What to produce:
All lines from the beginning of the listing through the line with "0.02, -0.072, -0.086, -0.033, -0.03]" are to be copied word for word; the pictures are not.

* Begin Data for processing *

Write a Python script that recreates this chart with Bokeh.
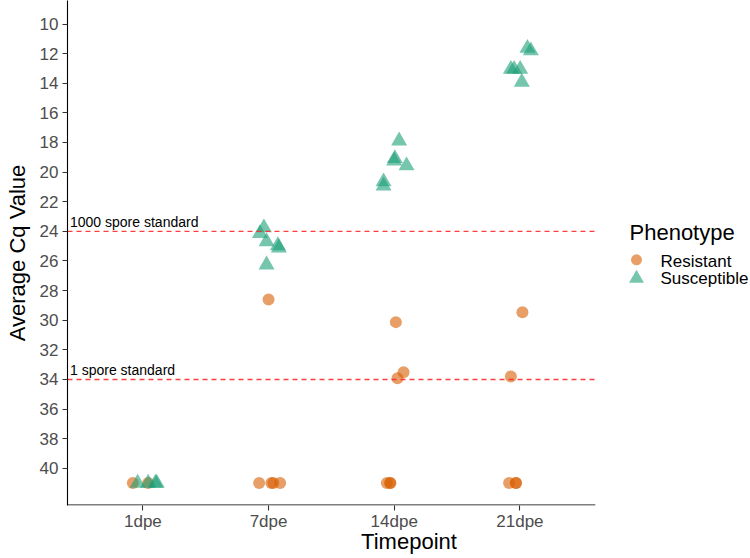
from bokeh.plotting import figure
from bokeh.models import ColumnDataSource, FixedTicker, Range1d
from bokeh.embed import file_html
from bokeh.resources import INLINE
from bokeh.core.properties import value

# ---------------- data ----------------
timepoints = ["1dpe", "7dpe", "14dpe", "21dpe"]

res_time = ["1dpe", "1dpe",
            "7dpe", "7dpe", "7dpe", "7dpe", "7dpe",
            "14dpe", "14dpe", "14dpe", "14dpe", "14dpe", "14dpe",
            "21dpe", "21dpe", "21dpe", "21dpe", "21dpe"]
res_cq = [41, 41,
          28.6, 41, 41, 41, 41,
          30.13, 33.51, 33.92, 41, 41, 41,
          29.46, 33.80, 41, 41, 41]
res_jitter = [-0.08, 0.042,
              0.0, -0.075, 0.022, 0.038, 0.092,
              0.013, 0.074, 0.026, -0.059, -0.033, -0.03,
              0.02, -0.072, -0.086, -0.033, -0.03]

sus_time = ["1dpe", "1dpe", "1dpe", "1dpe",
            "7dpe", "7dpe", "7dpe", "7dpe", "7dpe", "7dpe",
            "14dpe", "14dpe", "14dpe", "14dpe", "14dpe", "14dpe",
            "21dpe", "21dpe", "21dpe", "21dpe", "21dpe", "21dpe"]
sus_cq = [41, 41, 41, 41,
          23.75, 24.14, 24.69, 24.96, 25.11, 26.26,
          17.89, 19.08, 19.24, 19.57, 20.65, 20.93,
          11.63, 11.80, 13.05, 13.05, 13.05, 13.92]
sus_jitter = [-0.042, 0.042, 0.10, 0.11,
              -0.037, -0.069, -0.016, 0.074, 0.082, -0.016,
              0.039, 0.005, 0.0, 0.098, -0.085, -0.085,
              0.06, 0.087, -0.072, -0.046, 0.002, 0.015]

standard_cq = [24, 34]
standard_labels = ["1000 spore standard", "1 spore standard"]

y_ticks = list(range(10, 41, 2))

phenotypes = ["Resistant", "Susceptible"]
colors = ["#D95F02", "#1B9E77"]

FONT = "Liberation Sans"

# ---------------- geometry (pixels) ----------------
W, H = 750, 558
BORDER_L, BORDER_B = 67, 53
FRAME_W, FRAME_H = W - BORDER_L, H - BORDER_B
PX_PER_X = 125.67       # pixels per category step
PX_PER_Y = 14.81        # pixels per Cq unit
X0 = 0.4                # left edge of the panel (data)
X_PANEL_END = 4.6       # right edge of the data panel (data)
Y_TOP = 10 - 23.5 / PX_PER_Y   # Cq value at top of the frame
x_range = Range1d(X0, X0 + FRAME_W / PX_PER_X)
y_range = Range1d(Y_TOP + FRAME_H / PX_PER_Y, Y_TOP)


def fx(px):  # page pixel -> data x (for legend layout)
    return X0 + (px - BORDER_L) / PX_PER_X


def fy(py):  # page pixel -> data y (for legend layout)
    return Y_TOP + py / PX_PER_Y


# ---------------- main figure ----------------
def xpos(times, jit):
    return [timepoints.index(t) + 1 + j for t, j in zip(times, jit)]


res_src = ColumnDataSource(dict(x=xpos(res_time, res_jitter), y=res_cq))
sus_src = ColumnDataSource(dict(x=xpos(sus_time, sus_jitter), y=sus_cq))

p = figure(width=W, height=H, output_backend="svg", toolbar_location=None,
           x_range=x_range, y_range=y_range,
           min_border_left=BORDER_L, min_border_right=0,
           min_border_top=0, min_border_bottom=BORDER_B)
p.outline_line_color = None
p.grid.visible = False

p.scatter("x", "y", source=res_src, marker="circle", size=12,
          fill_color=colors[0], fill_alpha=0.6, line_color=None)
p.scatter("x", "y", source=sus_src, marker="triangle", size=16,
          fill_color=colors[1], fill_alpha=0.6, line_color=None)

# dashed standards, limited to the data panel
p.multi_line(xs=[[X0, X_PANEL_END] for _ in standard_cq],
             ys=[[v, v] for v in standard_cq],
             line_color="#FF2A2A", line_alpha=0.9, line_dash="5 4", line_width=1.4)

txt_src = ColumnDataSource(dict(x=[0.42] * len(standard_cq),
                                y=[v - 0.66 for v in standard_cq],
                                t=standard_labels))
p.text("x", "y", text="t", source=txt_src, text_font=value(FONT),
       text_font_size="14px", text_color="black",
       text_align="left", text_baseline="alphabetic")

# bottom axis line only under the data panel
y_bottom = y_range.start - 0.5 / PX_PER_Y
p.line(x=[X0, X_PANEL_END], y=[y_bottom, y_bottom],
       line_color="black", line_width=1.2)

p.xaxis.ticker = FixedTicker(ticks=[1, 2, 3, 4])
p.xaxis.major_label_overrides = {i + 1: t for i, t in enumerate(timepoints)}
p.yaxis.ticker = FixedTicker(ticks=y_ticks)
p.xaxis.axis_label = "Timepoint"
p.yaxis.axis_label = "Average Cq Value"

for ax in (p.xaxis[0], p.yaxis[0]):
    ax.axis_line_color = "black"
    ax.axis_line_width = 1.1
    ax.major_tick_line_color = "#333333"
    ax.major_tick_line_width = 1.1
    ax.major_tick_in = 0
    ax.major_tick_out = 5
    ax.minor_tick_line_color = None
    ax.major_label_text_font = FONT
    ax.major_label_text_font_size = "17px"
    ax.major_label_text_color = "#4D4D4D"
    ax.axis_label_text_font = FONT
    ax.axis_label_text_font_size = "22px"
    ax.axis_label_text_font_style = "normal"
    ax.axis_label_text_color = "black"
p.xaxis.axis_line_color = None
p.xaxis.major_label_standoff = 1
p.xaxis.axis_label_standoff = -5
p.yaxis.major_label_standoff = 4
p.yaxis.axis_label_standoff = 7

# ---------------- legend (drawn in the free area right of the panel) ----------------
LEG_X = 629                # page x of legend left edge
p.text(x=[fx(LEG_X)], y=[fy(232)], text=["Phenotype"], text_font=value(FONT),
       text_font_size="22px", text_color="black", text_baseline="alphabetic")
p.scatter(x=[fx(LEG_X + 7)], y=[fy(259.3)], marker="circle", size=11,
          fill_color=colors[0], fill_alpha=0.6, line_color=None)
p.scatter(x=[fx(LEG_X + 7)], y=[fy(277.8)], marker="triangle", size=15,
          fill_color=colors[1], fill_alpha=0.6, line_color=None)
p.text(x=[fx(LEG_X + 31)] * 2, y=[fy(260.7), fy(277.7)], text=phenotypes,
       text_font=value(FONT), text_font_size="17px", text_color="black",
       text_baseline="alphabetic")

open("out.html", "w").write(file_html(p, INLINE))
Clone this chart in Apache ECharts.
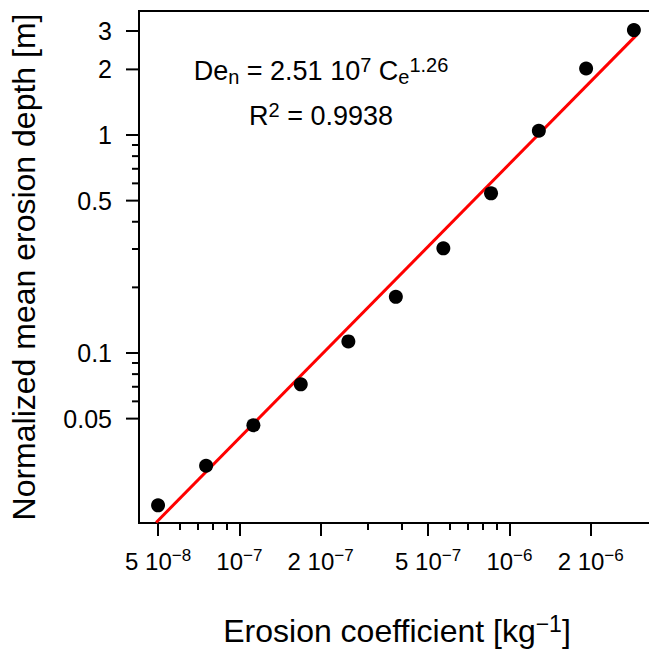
<!DOCTYPE html>
<html><head><meta charset="utf-8">
<script src="https://cdn.jsdelivr.net/npm/echarts@6/dist/echarts.min.js"></script>
<style>html,body{margin:0;padding:0;background:#fff}#c{width:649px;height:652px}</style>
</head><body><div id="c"></div>
<script>
// ---- data ----
const xValues = [5.0e-8, 7.53e-8, 1.127e-7, 1.688e-7, 2.533e-7, 3.797e-7, 5.693e-7, 8.55e-7, 1.285e-6, 1.923e-6, 2.89e-6];
const yValues = [0.0200, 0.0304, 0.0466, 0.0718, 0.113, 0.181, 0.302, 0.540, 1.046, 2.02, 3.03];
const fitX = [4.92e-8, 2.96e-6];
const fitY = [0.0167, 2.88];
const xMajorTicks = [5e-8, 1e-7, 2e-7, 5e-7, 1e-6, 2e-6];
const xMajorLabels = ['5 10^\u22128', '10^\u22127', '2 10^\u22127', '5 10^\u22127', '10^\u22126', '2 10^\u22126'];
const xMinorTicks = [6e-8, 7e-8, 8e-8, 9e-8, 3e-7, 4e-7, 6e-7, 7e-7, 8e-7, 9e-7];
const yMajorTicks = [0.05, 0.1, 0.5, 1, 2, 3];
const yMajorLabels = ['0.05', '0.1', '0.5', '1', '2', '3'];
const yMinorTicks = [0.06, 0.07, 0.08, 0.09, 0.2, 0.3, 0.4, 0.6, 0.7, 0.8, 0.9];
const xRange = [4.25e-8, 3.46e-6];
const yRange = [0.0166, 3.706];
const yTitle = 'Normalized mean erosion depth [m]';

const L = Math.log10;
const FF = 'Liberation Sans, Arial, sans-serif';
function supLabel(s) {
  const i = s.indexOf('^');
  if (i < 0) return '{b|' + s + '}';
  return '{b|' + s.slice(0, i) + '}{sup|' + s.slice(i + 1) + '}';
}
function labelFor(ticks, labels, v) {
  let best = 0, d = Infinity;
  ticks.forEach((t, i) => { const e = Math.abs(L(t) - v); if (e < d) { d = e; best = i; } });
  return labels[best];
}
const tickLine = { color: '#000', width: 2 };
const noLine = { show: false, onZero: false };

const chart = echarts.init(document.getElementById('c'), null, { renderer: 'svg' });
chart.setOption({
  animation: false,
  grid: { left: 139, top: 11, right: -6, bottom: 129, show: true, borderColor: '#000', borderWidth: 2, outerBoundsMode: 'none' },
  xAxis: [
    {
      type: 'value', position: 'bottom', min: L(xRange[0]), max: L(xRange[1]),
      axisLine: noLine, splitLine: { show: false },
      axisTick: { show: true, customValues: xMajorTicks.map(L), length: 13, lineStyle: tickLine },
      axisLabel: {
        show: true, customValues: xMajorTicks.map(L), margin: 24,
        formatter: v => supLabel(labelFor(xMajorTicks, xMajorLabels, v)),
        rich: {
          b: { fontSize: 24, lineHeight: 28, color: '#000', fontFamily: FF },
          sup: { fontSize: 17, lineHeight: 11, verticalAlign: 'top', color: '#000', fontFamily: FF }
        }
      },
      name: '{b|Erosion coefficient [kg}{sup|\u22121}{b|]}', nameLocation: 'middle', nameGap: 89,
      nameTextStyle: {
        rich: {
          b: { fontSize: 32, lineHeight: 38, color: '#000', fontFamily: FF },
          sup: { fontSize: 23, lineHeight: 21, verticalAlign: 'top', color: '#000', fontFamily: FF }
        }
      }
    },
    {
      type: 'value', position: 'bottom', min: L(xRange[0]), max: L(xRange[1]),
      axisLine: noLine, splitLine: { show: false }, axisLabel: { show: false },
      axisTick: { show: true, customValues: xMinorTicks.map(L), length: 7, lineStyle: tickLine }
    }
  ],
  yAxis: [
    {
      type: 'value', position: 'left', min: L(yRange[0]), max: L(yRange[1]),
      axisLine: noLine, splitLine: { show: false },
      axisTick: { show: false },
      axisLabel: {
        show: true, customValues: yMajorTicks.map(L), margin: 27,
        formatter: v => labelFor(yMajorTicks, yMajorLabels, v),
        fontSize: 25, color: '#000', fontFamily: FF
      },
      name: yTitle, nameLocation: 'middle', nameGap: 96, nameRotate: 90,
      nameTextStyle: { fontSize: 32, lineHeight: 38, color: '#000', fontFamily: FF }
    }
  ],
  series: [
    {
      type: 'line', xAxisIndex: 0, yAxisIndex: 0, z: 2,
      data: fitX.map((x, i) => [L(x), L(fitY[i])]),
      showSymbol: false, symbol: 'none', clip: false,
      lineStyle: { color: '#ff0000', width: 3 }
    },
    {
      type: 'scatter', xAxisIndex: 0, yAxisIndex: 0, z: 3,
      data: xValues.map((x, i) => [L(x), L(yValues[i])]),
      symbol: 'circle', symbolSize: 14, clip: false,
      itemStyle: { color: '#000', opacity: 1 }
    }
  ]
});

// y-axis tick marks: positions come from the chart's own y scale (convertToPixel)
function yTickGraphics(values, len) {
  return values.map(v => {
    const p = chart.convertToPixel({ xAxisIndex: 0, yAxisIndex: 0 }, [L(xRange[0]), L(v)]);
    return { type: 'line', z: 100, silent: true,
      shape: { x1: p[0] - len, y1: p[1], x2: p[0], y2: p[1] },
      style: { stroke: '#000', lineWidth: 2 } };
  });
}

chart.setOption({
  graphic: [
    {
      type: 'text', x: 321, y: 71, z: 100,
      style: {
        text: '{b|De}{sub|n}{b| = 2.51 10}{sup|7}{b| C}{sub|e}{sup|1.26}',
        align: 'center', verticalAlign: 'middle',
        rich: {
          b: { fontSize: 27, lineHeight: 32, fill: '#000', fontFamily: FF },
          sub: { fontSize: 20, lineHeight: 17, verticalAlign: 'bottom', fill: '#000', fontFamily: FF },
          sup: { fontSize: 20, lineHeight: 21, verticalAlign: 'top', fill: '#000', fontFamily: FF }
        }
      }
    },
    {
      type: 'text', x: 321, y: 116, z: 100,
      style: {
        text: '{b|R}{sup|2}{b| = 0.9938}',
        align: 'center', verticalAlign: 'middle',
        rich: {
          b: { fontSize: 27, lineHeight: 32, fill: '#000', fontFamily: FF },
          sup: { fontSize: 20, lineHeight: 21, verticalAlign: 'top', fill: '#000', fontFamily: FF }
        }
      }
    }
  ].concat(yTickGraphics(yMajorTicks, 13), yTickGraphics(yMinorTicks, 7))
});
</script></body></html>
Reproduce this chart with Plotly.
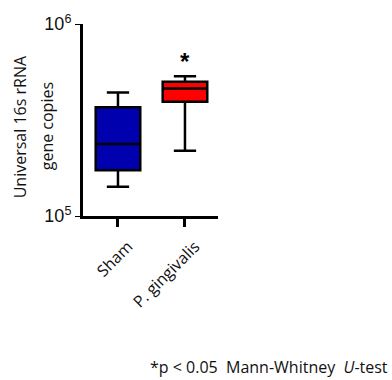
import plotly.graph_objects as go

categories = ["Sham", "P. gingivalis"]
lower_whisker = [1.42e5, 2.19e5]
q1 = [1.73e5, 3.94e5]
median = [2.37e5, 4.62e5]
q3 = [3.69e5, 5.00e5]
upper_whisker = [4.40e5, 5.34e5]
fill_colors = ["#0000AE", "#FF0000"]
y_tick_vals = [1e5, 1e6]
y_tick_text = ["10<sup>5</sup>", "10<sup>6</sup>"]
footnote = "*p < 0.05\u00a0 Mann-Whitney\u00a0 <i>U</i>-test"

fig = go.Figure()
for i, c in enumerate(categories):
    fig.add_trace(go.Box(
        x=[c], q1=[q1[i]], median=[median[i]], q3=[q3[i]],
        lowerfence=[lower_whisker[i]], upperfence=[upper_whisker[i]],
        fillcolor=fill_colors[i], line=dict(color="black", width=2.5),
        width=0.665, whiskerwidth=0.5, boxpoints=False, showlegend=False,
        hoverinfo="skip",
    ))

fig.update_layout(
    width=392, height=380,
    margin=dict(l=83, r=174, t=19, b=164),
    paper_bgcolor="white", plot_bgcolor="white",
    font=dict(family="Liberation Sans, Arial", color="black"),
    xaxis=dict(
        type="category", range=[-0.522, 1.493],
        showline=True, linecolor="black", linewidth=3,
        ticks="outside", ticklen=8, tickwidth=2.5, tickcolor="black",
        tickangle=-45, tickfont=dict(family="Open Sans", size=16, color="#111"),
        ticklabelshift=10, ticklabelstandoff=4,
        showgrid=False, zeroline=False,
    ),
    yaxis=dict(
        type="log", range=[5, 6],
        showline=True, linecolor="black", linewidth=3,
        ticks="outside", ticklen=5, tickwidth=1, tickcolor="black",
        tickvals=y_tick_vals, ticktext=y_tick_text,
        tickfont=dict(family="Liberation Sans, Arial", size=18, color="#111"),
        showgrid=False, zeroline=False,
    ),
)

fig.add_annotation(x="P. gingivalis", y=5.807, xref="x", yref="y", text="<b>*</b>",
                   showarrow=False, font=dict(family="Liberation Sans", size=24, color="black"),
                   yanchor="middle")
fig.add_annotation(x=-0.467, y=0.467, xref="paper", yref="paper", text="Universal 16s rRNA",
                   textangle=-90, showarrow=False, xanchor="center", yanchor="middle",
                   font=dict(family="Open Sans", size=16, color="#111"))
fig.add_annotation(x=-0.267, y=0.467, xref="paper", yref="paper", text="gene copies",
                   textangle=-90, showarrow=False, xanchor="center", yanchor="middle",
                   font=dict(family="Open Sans", size=16, color="#111"))
fig.add_annotation(x=2.274, y=-0.787, xref="paper", yref="paper", text=footnote,
                   showarrow=False, xanchor="right", yanchor="middle",
                   font=dict(family="Open Sans", size=16, color="#111"))

fig.write_html("out.html")
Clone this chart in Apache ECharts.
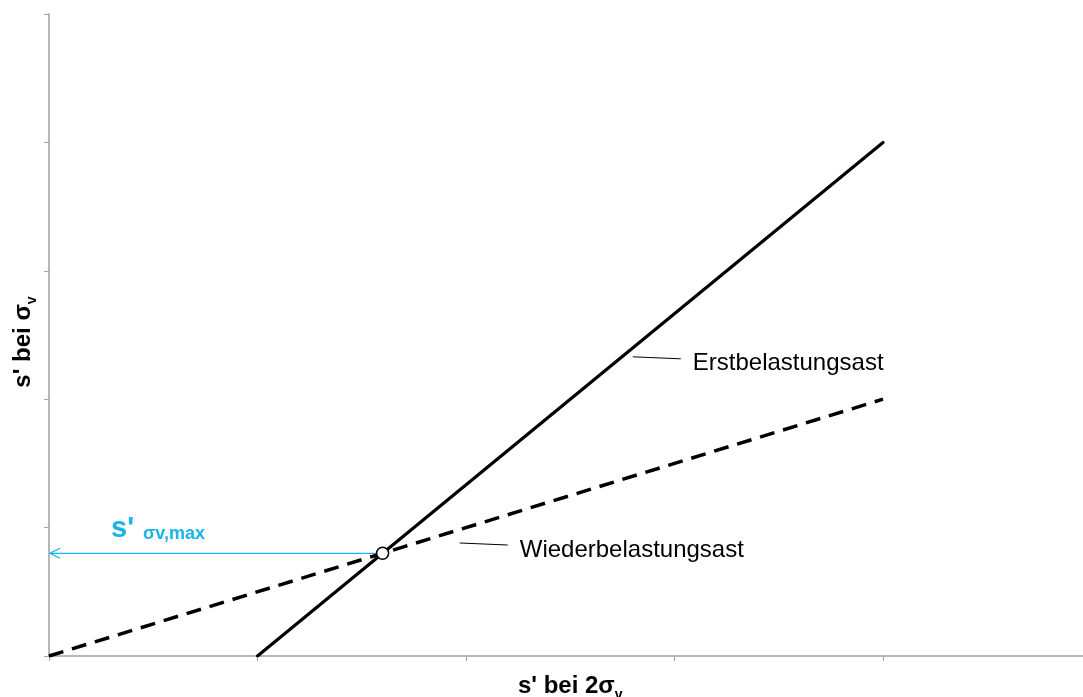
<!DOCTYPE html>
<html>
<head>
<meta charset="utf-8">
<script src="https://cdn.jsdelivr.net/npm/echarts@6/dist/echarts.min.js"></script>
<style>html,body{margin:0;padding:0;background:#fff;}#c{width:1083px;height:697px;}</style>
</head>
<body>
<div id="c"></div>
<script>
// Data (axis units, no tick labels shown)
const xTicks = [0, 1, 2, 3, 4, 5];
const yTicks = [0, 1, 2, 3, 4, 5];
const erstX = [1, 4];          // Erstbelastungsast (solid)
const erstY = [0, 4];
const wiederX = [0, 4];        // Wiederbelastungsast (dashed)
const wiederY = [0, 2];
const pointX = [1.6];          // intersection s'σv,max
const pointY = [0.8];
const lineNames = ['Erstbelastungsast', 'Wiederbelastungsast'];
const labelAnchorX = [2.80, 1.97];
const labelAnchorY = [2.33, 0.88];

const FONT = 'Liberation Sans, Arial, sans-serif';
const BLUE = '#19b4ec';

const chart = echarts.init(document.getElementById('c'), null, {renderer: 'canvas'});

const nameRich = {
  m: {fontSize: 24, fontWeight: 'bold', color: '#000', fontFamily: FONT, lineHeight: 25, verticalAlign: 'top'},
  s: {fontSize: 14, fontWeight: 'bold', color: '#000', fontFamily: FONT, lineHeight: 28, verticalAlign: 'bottom'}
};

const option = {
  animation: false,
  backgroundColor: '#fff',
  grid: {left: 49, top: 14, width: 1042.5, height: 642, containLabel: false, outerBoundsMode: 'none'},
  xAxis: {
    type: 'value', min: xTicks[0], max: xTicks[xTicks.length - 1], interval: 1,
    axisLine: {show: true, lineStyle: {color: '#a0a0a0', width: 1.5}},
    axisTick: {show: true, inside: false, length: 5, lineStyle: {color: '#a0a0a0', width: 1}},
    axisLabel: {show: false},
    splitLine: {show: false},
    name: '{m|s\' bei 2σ}{s|v}',
    nameLocation: 'middle',
    nameGap: 18,
    nameTextStyle: {fontFamily: FONT, rich: nameRich, padding: [0, 0, 0, 0]}
  },
  yAxis: {
    type: 'value', min: yTicks[0], max: yTicks[yTicks.length - 1], interval: 1,
    axisLine: {show: true, lineStyle: {color: '#a0a0a0', width: 1.5}},
    axisTick: {show: true, inside: false, length: 5, lineStyle: {color: '#a0a0a0', width: 1}},
    axisLabel: {show: false},
    splitLine: {show: false},
    name: '{m|s\' bei σ}{s|v}',
    nameLocation: 'middle',
    nameRotate: 90,
    nameGap: 10,
    nameTextStyle: {fontFamily: FONT, rich: nameRich, padding: [0, 14, 0, 0]}
  },
  series: [
    {
      name: lineNames[0], type: 'line',
      data: erstX.map((x, i) => [x, erstY[i]]),
      showSymbol: false, symbol: 'none',
      lineStyle: {color: '#000', width: 3.2, type: 'solid', cap: 'round'},
      z: 3
    },
    {
      name: lineNames[1], type: 'line',
      data: wiederX.map((x, i) => [x, wiederY[i]]),
      showSymbol: false, symbol: 'none',
      lineStyle: {color: '#000', width: 3.5, type: [15, 9]},
      z: 3
    },
    {
      // blue arrow from intersection to y axis + label
      type: 'custom',
      data: pointX.map((x, i) => [x, pointY[i]]),
      z: 2,
      renderItem: function (params, api) {
        const p = api.coord([api.value(0), api.value(1)]);
        const p0 = api.coord([0, api.value(1)]);
        return {
          type: 'group',
          children: [
            {type: 'line', shape: {x1: p[0], y1: p[1], x2: p0[0] + 1, y2: p0[1]},
             style: {stroke: BLUE, lineWidth: 1.3}},
            {type: 'polyline', shape: {points: [[p0[0] + 11, p0[1] - 5], [p0[0] + 1, p0[1]], [p0[0] + 11, p0[1] + 5]]},
             style: {stroke: BLUE, lineWidth: 1.3, fill: null}},
            {type: 'text', style: {x: p0[0] + 62, y: p[1] - 10, text: "s'", fill: BLUE,
              font: 'bold 29px ' + FONT, textAlign: 'left', textVerticalAlign: 'bottom'}},
            {type: 'text', style: {x: p0[0] + 94, y: p[1] - 10, text: 'σv,max', fill: BLUE,
              font: 'bold 18px ' + FONT, textAlign: 'left', textVerticalAlign: 'bottom'}}
          ]
        };
      }
    },
    {
      // intersection marker
      type: 'scatter',
      data: pointX.map((x, i) => [x, pointY[i]]),
      symbol: 'circle', symbolSize: 12,
      itemStyle: {color: '#ffffff', borderColor: '#000000', borderWidth: 1.5, opacity: 1},
      emphasis: {disabled: true},
      z: 5
    },
    {
      // line annotations with leader lines
      type: 'custom',
      data: labelAnchorX.map((x, i) => [x, labelAnchorY[i], i]),
      z: 4,
      renderItem: function (params, api) {
        const p = api.coord([api.value(0), api.value(1)]);
        const idx = api.value(2);
        return {
          type: 'group',
          children: [
            {type: 'line', shape: {x1: p[0], y1: p[1], x2: p[0] + 48, y2: p[1] + 2},
             style: {stroke: '#000', lineWidth: 1}},
            {type: 'text', style: {x: p[0] + 60, y: p[1] + 7, text: lineNames[idx], fill: '#000',
              font: '24px ' + FONT, textAlign: 'left', textVerticalAlign: 'middle'}}
          ]
        };
      }
    }
  ]
};
chart.setOption(option);
</script>
</body>
</html>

* End Data for processing *

Complete output:
Write a Python script that recreates this chart with Bokeh.
from bokeh.plotting import figure
from bokeh.models import ColumnDataSource, FixedTicker, Range1d
from bokeh.embed import file_html
from bokeh.resources import INLINE
from bokeh.core.properties import value

# ---------------- data ----------------
timepoints = ["1dpe", "7dpe", "14dpe", "21dpe"]

res_time = ["1dpe", "1dpe",
            "7dpe", "7dpe", "7dpe", "7dpe", "7dpe",
            "14dpe", "14dpe", "14dpe", "14dpe", "14dpe", "14dpe",
            "21dpe", "21dpe", "21dpe", "21dpe", "21dpe"]
res_cq = [41, 41,
          28.6, 41, 41, 41, 41,
          30.13, 33.51, 33.92, 41, 41, 41,
          29.46, 33.80, 41, 41, 41]
res_jitter = [-0.08, 0.042,
              0.0, -0.075, 0.022, 0.038, 0.092,
              0.013, 0.074, 0.026, -0.059, -0.033, -0.03,
              0.02, -0.072, -0.086, -0.033, -0.03]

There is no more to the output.